Быть может, сама мысль о гибели, подобно отцу, от рук заговорщиков приносит Александру тайное облегчение? Если такова цена морального искупления, не должен ли он смириться и выпить горькую чашу до дна? К такому заключению приводит его мистический фатализм, хотя на словах он, как и раньше, называет себя последователем энциклопедистов. Во всяком случае, враждебная атмосфера, которая сгущается вокруг него, не может на него повлиять и заставить изменить линию поведения, которую он избрал. Во время аудиенции, данной генералу Савари, Александр, имея в виду угрозы в свой адрес, произносит: «Если они хотят меня устранить, то пусть поторопятся, но пусть не надеются сломить мою волю или меня обесчестить. Я сделаю все, что в моих силах, для сближения России и Франции. Не обращайте внимания на болтовню кучки мерзавцев, которые мне не служат и которые слишком трусливы, чтобы что-нибудь предпринять. Для этого им не хватит ни ума, ни решимости… Мне известно, что Англия интригует против меня, и то, что вы заметили, результат ее происков. Я их не боюсь; несмотря ни на что, я добьюсь своей цели. Будьте спокойны на этот счет. Многое нужно сделать, чтобы заставить всех мне повиноваться. Я готовлю перемену, но действую осторожно… Я очень люблю моих родных, но престол занимаю я, и я хочу, чтобы мне оказывали уважение, подобающее моему положению».
Твердости намерений Александра соответствует и размеренный, суровый образ жизни, который он ведет. Он встает в пять часов утра, совершает туалет, составляет и диктует письма, а в девять часов отправляется на развод караула. После короткой прогулки он три или четыре часа без перерыва работает с министрами, а потом – он очень умерен в еде – скромно обедает в кругу своих близких. «Вечера, – сообщает Штединг, – он проводит в одиночестве или с одной или двумя близкими ему особами, которые приходят к нему или которых он посещает сам, один и без всякой свиты». Штединг намекает на ночные визиты императора к его признанной фаворитке Марии Нарышкиной. У нее он находит утешение и любовь, не переставая выказывать внешние знаки уважения своей супруге. Однако львиную долю его внимания поглощают государственные дела, особенно внешняя политика. Он не любит многолюдных собраний и нечасто появляется на балах и придворных празднествах. Во время редких приемов, которые дает Его Величество, дипломаты, великие князья и великие княжны выстраиваются в зале аудиенций в два ряда напротив друг друга и застывают по стойке смирно, а император, императрица и вдовствующая императрица медленно шествуют между ними; кивком головы они приветствуют каждого, удостаивают нескольких слов послов крупных государств и удаляются, распространяя вокруг себя ледяной холод. Эта чрезмерная сдержанность, редкие празднества, монотонность придворного распорядка вызывают недовольство высшего общества столицы. «Император устраивает слишком мало приемов, – пишет Гедувиль. – Русские не ценят его доброты и бережливости; особенно возмущается столичная знать, которая жаждет придворного блеска, падка на богатство и нуждается в твердой руке».

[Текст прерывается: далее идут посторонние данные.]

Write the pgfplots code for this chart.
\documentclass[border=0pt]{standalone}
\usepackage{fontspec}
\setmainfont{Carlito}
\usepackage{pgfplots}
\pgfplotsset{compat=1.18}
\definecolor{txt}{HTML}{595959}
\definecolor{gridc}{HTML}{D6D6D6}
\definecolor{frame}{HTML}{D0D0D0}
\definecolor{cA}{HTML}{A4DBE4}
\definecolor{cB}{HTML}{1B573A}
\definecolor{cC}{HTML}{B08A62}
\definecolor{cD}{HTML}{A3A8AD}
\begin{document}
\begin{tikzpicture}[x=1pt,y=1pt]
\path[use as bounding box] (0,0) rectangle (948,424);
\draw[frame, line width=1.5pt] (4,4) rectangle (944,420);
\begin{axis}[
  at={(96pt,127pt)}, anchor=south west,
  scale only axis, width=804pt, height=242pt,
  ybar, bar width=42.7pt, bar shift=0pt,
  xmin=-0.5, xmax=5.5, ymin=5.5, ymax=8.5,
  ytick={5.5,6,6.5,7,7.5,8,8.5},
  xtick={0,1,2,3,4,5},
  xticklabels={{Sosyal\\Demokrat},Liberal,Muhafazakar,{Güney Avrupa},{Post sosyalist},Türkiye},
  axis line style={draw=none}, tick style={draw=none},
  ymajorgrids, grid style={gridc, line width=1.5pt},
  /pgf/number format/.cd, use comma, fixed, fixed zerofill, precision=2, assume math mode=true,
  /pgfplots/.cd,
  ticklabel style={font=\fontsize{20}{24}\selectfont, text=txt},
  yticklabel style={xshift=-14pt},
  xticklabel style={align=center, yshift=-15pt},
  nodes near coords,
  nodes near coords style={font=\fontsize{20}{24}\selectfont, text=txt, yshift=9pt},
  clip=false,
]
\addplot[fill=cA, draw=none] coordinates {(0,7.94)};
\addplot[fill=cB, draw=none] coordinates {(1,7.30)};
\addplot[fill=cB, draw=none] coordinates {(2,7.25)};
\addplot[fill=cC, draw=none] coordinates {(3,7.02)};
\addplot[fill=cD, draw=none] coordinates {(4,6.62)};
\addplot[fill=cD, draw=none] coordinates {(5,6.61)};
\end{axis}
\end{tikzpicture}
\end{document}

Следуя примеру супруга, императрица тоже предпочитает простоту и одиночество. Ее жизнь исполнена печали и покорности судьбе. Она смирилась с неверностью Александра. Разве не довел он свой цинизм до того, что с гордостью сообщил ей о новой беременности Марии Нарышкиной? Но «дитя адюльтера» вскоре умирает. Александр горюет. Великодушная Елизавета, не в силах видеть мужа страдающим, выражает соболезнования его любовнице. «Как только я чувствую, что он несчастен, – пишет она матери, – мое сердце наполняется состраданием и рвется к нему; я забываю все свои обиды. Я разделю его судьбу, какой бы она ни была». Конечно, и она небезупречна, но ее любовные истории принесли ей столько горя, что это как бы оправдывает ее в собственных глазах. После трагической гибели возлюбленного, корнета Охотникова, она чувствует себя как никогда одинокой и переносит всю свою любовь на единственного ребенка – маленькую Елизавету, Лизаньку, родившуюся в декабре 1806 года. Через пятнадцать месяцев девочка неожиданно умирает от воспаления, вызванного режущимися зубками. «Теперь, – пишет Елизавета матери, – мое сердце очерствело, душа моя мертва». И позже: «Мне кажется, в моих апартаментах весна, они полны солнца, цветов, поющих птиц – ее птиц. Она так радовалась этим снегирям; один из них насвистывает мелодию, которую мне не забыть, проживи я сто лет». Доктор Виллие утешает императора, уверяя, что императрица молода и сможет иметь других детей. Александр грустно откликается: «Нет, друг мой, мои дети нежеланны Богу».